Skip every picture, and extract verbatim the lines from the line containing "Write the seaborn" to the line containing "from matplotlib.transforms import", both lines included.

◆ **Exercise materials**
>>>

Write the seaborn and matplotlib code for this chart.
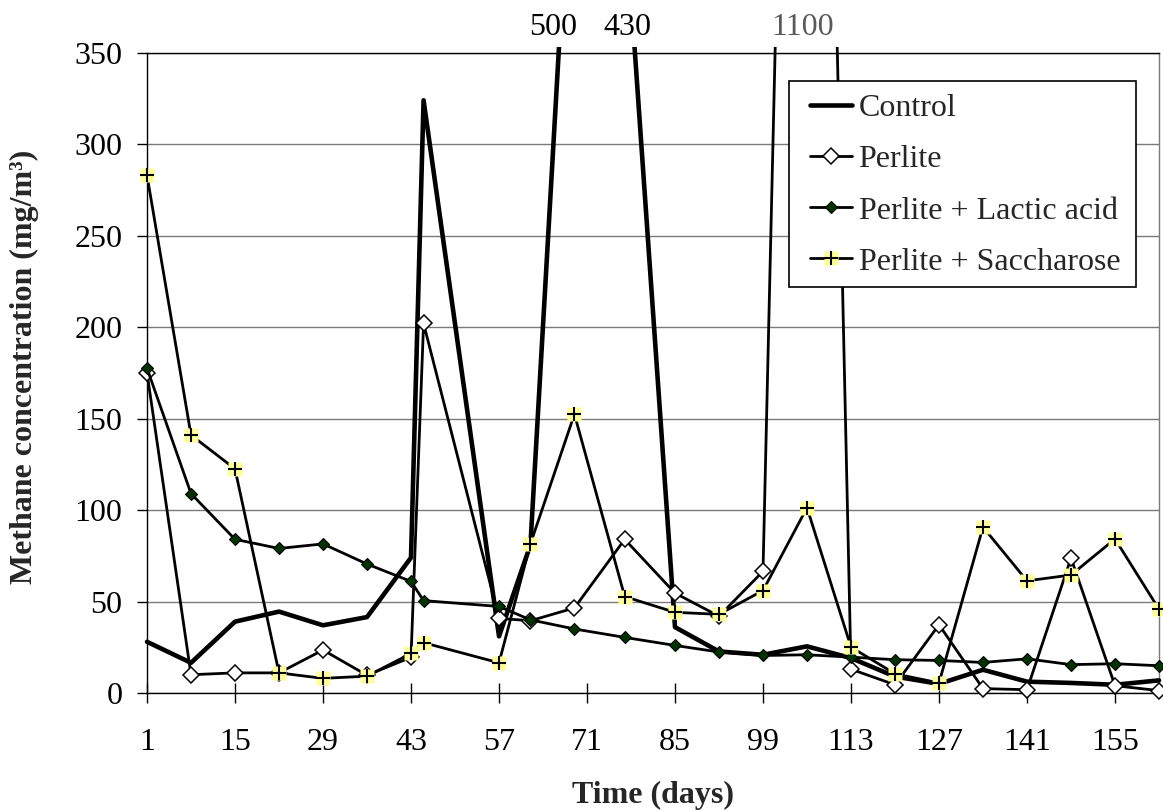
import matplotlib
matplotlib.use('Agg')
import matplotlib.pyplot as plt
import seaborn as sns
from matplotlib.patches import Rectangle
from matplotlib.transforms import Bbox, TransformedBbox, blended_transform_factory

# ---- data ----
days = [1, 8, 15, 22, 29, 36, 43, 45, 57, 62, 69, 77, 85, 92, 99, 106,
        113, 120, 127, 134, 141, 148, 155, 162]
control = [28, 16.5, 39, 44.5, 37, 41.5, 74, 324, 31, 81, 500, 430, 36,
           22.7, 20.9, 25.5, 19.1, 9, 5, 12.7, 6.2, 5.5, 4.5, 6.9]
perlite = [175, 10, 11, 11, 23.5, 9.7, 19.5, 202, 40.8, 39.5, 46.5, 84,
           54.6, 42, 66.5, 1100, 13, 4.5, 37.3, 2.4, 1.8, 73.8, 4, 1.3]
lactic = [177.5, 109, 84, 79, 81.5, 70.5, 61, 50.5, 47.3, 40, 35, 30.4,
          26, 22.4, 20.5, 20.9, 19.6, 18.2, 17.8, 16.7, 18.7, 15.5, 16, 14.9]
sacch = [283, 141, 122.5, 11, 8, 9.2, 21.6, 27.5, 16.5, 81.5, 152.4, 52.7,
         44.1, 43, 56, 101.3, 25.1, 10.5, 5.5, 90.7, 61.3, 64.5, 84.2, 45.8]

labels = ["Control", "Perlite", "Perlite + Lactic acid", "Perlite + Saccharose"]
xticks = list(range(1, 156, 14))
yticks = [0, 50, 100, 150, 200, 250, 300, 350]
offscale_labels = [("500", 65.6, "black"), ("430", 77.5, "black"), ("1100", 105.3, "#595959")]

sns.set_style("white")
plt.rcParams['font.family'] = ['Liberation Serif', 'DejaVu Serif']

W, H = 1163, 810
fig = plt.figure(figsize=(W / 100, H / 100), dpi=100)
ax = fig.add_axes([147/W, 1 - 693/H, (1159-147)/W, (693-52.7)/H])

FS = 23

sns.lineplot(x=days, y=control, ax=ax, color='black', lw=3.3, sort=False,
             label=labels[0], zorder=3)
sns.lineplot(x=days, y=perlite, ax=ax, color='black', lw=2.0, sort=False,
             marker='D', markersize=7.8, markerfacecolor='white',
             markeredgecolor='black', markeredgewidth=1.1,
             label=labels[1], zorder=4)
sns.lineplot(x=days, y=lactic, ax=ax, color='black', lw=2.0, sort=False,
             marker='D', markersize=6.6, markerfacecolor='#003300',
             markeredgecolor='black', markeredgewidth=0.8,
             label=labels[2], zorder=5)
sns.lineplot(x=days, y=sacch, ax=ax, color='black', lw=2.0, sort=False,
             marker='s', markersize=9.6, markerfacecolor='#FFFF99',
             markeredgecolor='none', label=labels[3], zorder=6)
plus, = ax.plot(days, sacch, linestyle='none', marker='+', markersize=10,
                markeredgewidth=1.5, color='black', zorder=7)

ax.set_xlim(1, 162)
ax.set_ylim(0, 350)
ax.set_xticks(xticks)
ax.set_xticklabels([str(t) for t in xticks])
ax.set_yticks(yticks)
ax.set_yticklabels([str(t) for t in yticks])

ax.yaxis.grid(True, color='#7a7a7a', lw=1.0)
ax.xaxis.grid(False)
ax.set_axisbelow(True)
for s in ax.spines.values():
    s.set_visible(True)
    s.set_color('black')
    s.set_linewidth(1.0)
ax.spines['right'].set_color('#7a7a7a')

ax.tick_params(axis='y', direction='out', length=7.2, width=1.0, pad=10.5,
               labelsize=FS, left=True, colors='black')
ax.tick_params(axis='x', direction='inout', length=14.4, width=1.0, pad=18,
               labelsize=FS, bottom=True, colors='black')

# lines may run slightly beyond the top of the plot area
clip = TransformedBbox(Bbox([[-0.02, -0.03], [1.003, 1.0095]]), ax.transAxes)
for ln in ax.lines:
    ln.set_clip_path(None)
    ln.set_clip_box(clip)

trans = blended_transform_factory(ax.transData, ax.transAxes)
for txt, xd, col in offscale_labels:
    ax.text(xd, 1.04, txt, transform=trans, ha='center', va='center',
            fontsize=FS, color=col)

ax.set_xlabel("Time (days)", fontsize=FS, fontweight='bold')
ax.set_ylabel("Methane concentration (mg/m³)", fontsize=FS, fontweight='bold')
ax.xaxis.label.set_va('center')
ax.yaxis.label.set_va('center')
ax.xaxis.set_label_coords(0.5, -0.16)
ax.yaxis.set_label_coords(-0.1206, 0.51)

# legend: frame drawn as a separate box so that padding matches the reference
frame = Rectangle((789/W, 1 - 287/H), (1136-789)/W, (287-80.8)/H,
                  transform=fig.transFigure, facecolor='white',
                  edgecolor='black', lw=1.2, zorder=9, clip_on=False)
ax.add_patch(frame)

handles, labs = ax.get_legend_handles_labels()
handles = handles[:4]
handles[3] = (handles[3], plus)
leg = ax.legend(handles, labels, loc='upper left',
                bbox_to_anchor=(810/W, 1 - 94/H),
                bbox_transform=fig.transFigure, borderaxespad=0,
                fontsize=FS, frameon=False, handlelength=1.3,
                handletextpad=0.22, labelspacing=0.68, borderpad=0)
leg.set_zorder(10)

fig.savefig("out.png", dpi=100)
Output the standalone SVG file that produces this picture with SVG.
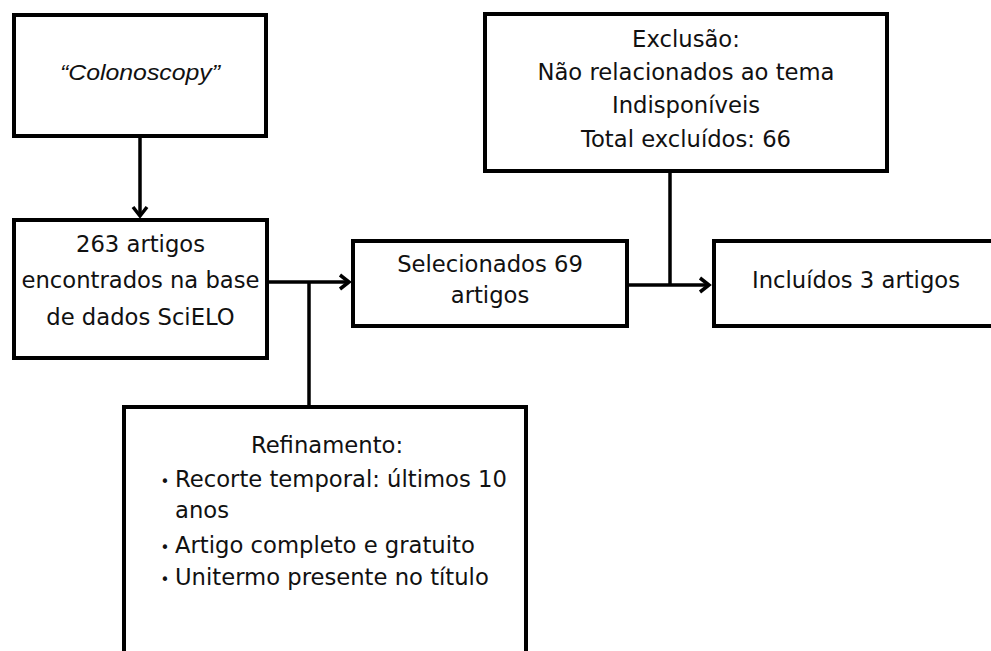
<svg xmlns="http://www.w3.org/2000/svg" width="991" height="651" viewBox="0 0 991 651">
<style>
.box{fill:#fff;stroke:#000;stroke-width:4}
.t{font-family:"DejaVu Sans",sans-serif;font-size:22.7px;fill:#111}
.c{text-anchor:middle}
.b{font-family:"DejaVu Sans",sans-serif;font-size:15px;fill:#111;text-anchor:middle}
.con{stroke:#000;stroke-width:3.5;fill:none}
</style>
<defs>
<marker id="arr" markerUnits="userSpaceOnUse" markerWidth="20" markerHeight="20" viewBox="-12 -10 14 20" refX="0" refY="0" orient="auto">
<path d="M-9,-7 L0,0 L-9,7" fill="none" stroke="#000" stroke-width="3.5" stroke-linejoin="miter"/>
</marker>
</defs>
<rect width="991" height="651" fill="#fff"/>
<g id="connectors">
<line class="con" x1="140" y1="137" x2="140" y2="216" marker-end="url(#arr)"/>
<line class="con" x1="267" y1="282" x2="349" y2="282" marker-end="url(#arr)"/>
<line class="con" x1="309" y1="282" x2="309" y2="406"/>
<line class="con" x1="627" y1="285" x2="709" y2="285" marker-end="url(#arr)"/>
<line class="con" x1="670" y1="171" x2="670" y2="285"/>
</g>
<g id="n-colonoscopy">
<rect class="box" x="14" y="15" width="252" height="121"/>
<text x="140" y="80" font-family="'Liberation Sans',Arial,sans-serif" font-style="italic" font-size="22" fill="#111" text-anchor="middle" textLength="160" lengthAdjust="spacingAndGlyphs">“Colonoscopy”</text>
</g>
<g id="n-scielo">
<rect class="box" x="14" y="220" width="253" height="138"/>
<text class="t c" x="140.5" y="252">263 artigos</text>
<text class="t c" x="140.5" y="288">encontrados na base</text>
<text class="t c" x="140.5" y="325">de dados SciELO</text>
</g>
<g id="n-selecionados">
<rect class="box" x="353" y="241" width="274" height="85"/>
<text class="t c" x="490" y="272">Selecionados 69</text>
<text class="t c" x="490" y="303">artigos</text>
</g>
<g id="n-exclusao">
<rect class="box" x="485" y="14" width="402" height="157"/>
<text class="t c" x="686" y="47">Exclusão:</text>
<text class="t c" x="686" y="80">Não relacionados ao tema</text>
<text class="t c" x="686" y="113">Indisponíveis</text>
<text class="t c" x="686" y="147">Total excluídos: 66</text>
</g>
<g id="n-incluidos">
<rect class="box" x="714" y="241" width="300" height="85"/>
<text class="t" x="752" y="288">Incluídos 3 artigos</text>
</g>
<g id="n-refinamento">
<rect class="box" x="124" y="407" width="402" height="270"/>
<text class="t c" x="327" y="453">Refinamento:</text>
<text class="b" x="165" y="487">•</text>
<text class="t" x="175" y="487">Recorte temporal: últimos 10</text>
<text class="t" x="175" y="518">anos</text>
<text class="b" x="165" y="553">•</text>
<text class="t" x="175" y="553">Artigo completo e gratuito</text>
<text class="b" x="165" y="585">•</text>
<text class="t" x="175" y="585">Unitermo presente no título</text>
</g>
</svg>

<<<
>>>

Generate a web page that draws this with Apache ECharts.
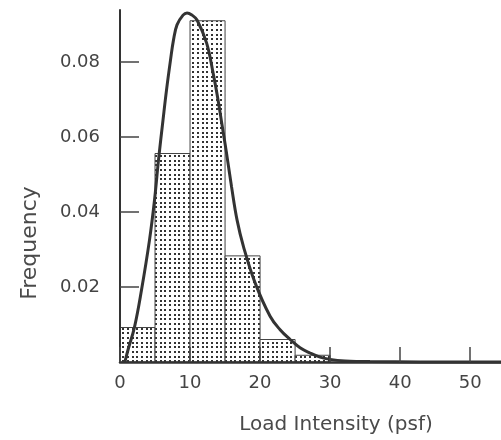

<<<

◆ **Solution to this problem**
Write the seaborn and matplotlib code for this chart.
import matplotlib
matplotlib.use('Agg')
import matplotlib.pyplot as plt
import seaborn as sns
from matplotlib.patches import Rectangle
from matplotlib.transforms import Bbox, TransformedBbox, blended_transform_factory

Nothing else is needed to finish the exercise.